Esses chamados pastores abandonaram com a sua prática a base do cristianismo, que é a inclusão, em especial os colocados à margem da sociedade por um sistema político e econômico opressor. Esquecem que, desde o princípio, o cristianismo verdadeiro pode e deve ser visto como de esquerda, na medida em que condena a usura (o lucro) como objetivo maior de transações comerciais, o preconceito de qualquer espécie, a desigualdade social, a violência, e é mais voltado aos pobres, a quem direciona amor, afeto e acolhimento.
Essa prática remete ao fazer político em toda a sua dimensão e deveria ser motivo de enfrentamento a setores que concentram muito poder e cuja marca é a exclusão da maioria. Nesse sentido, os discursos políticos ecoam com pesado tom de hipocrisia, da mesma forma que pregações em templos religiosos ou nas lives em redes sociais. Pregam a Cristo, mas negam as suas ordenanças.

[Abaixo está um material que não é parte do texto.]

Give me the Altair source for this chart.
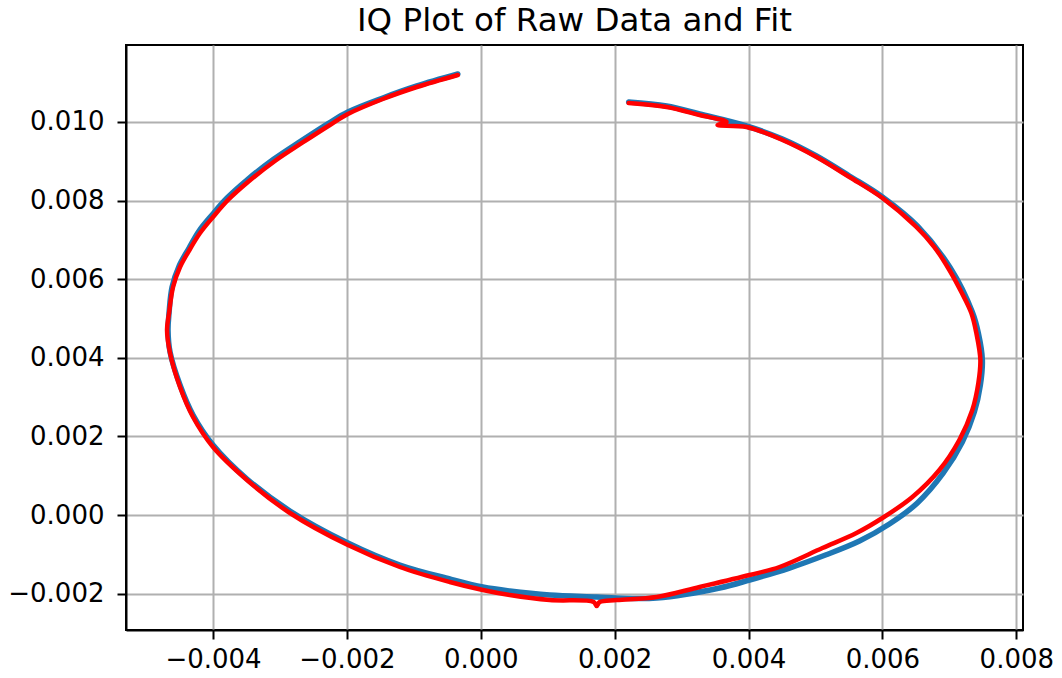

O cenário somente não é pior, porque, contrariando os 30% que dão sustentação a Bolsonaro, se levantam lideranças católicas e evangélicas que seguem a doutrina de Cristo e enfrentam, pela pregação da palavra, as marcas fascistas do atual governo. São padres e pastores que lembram Martin Niemöller (1892–1984) e Dietrich Bonhoeffer (1906), pastores alemães que enfrentaram o nazismo de Adolf Hitler e, mesmo condenados à morte, não desistiram de ser cristãos, na essência da doutrina.
É de Niemöller o alerta contido nesse texto, escrito na prisão nazista: “Quando os nazistas vieram buscar os comunistas, eu fiquei em silêncio; eu não era comunista. Quando eles prenderam os sociais-democratas, eu fiquei em silêncio; eu não era um social-democrata. Quando eles vieram buscar os sindicalistas, eu não disse nada; eu não era um sindicalista. Quando eles buscaram os judeus, eu fiquei em silêncio; eu não era um judeu. Quando eles me vieram buscar, já não havia ninguém que pudesse protestar”.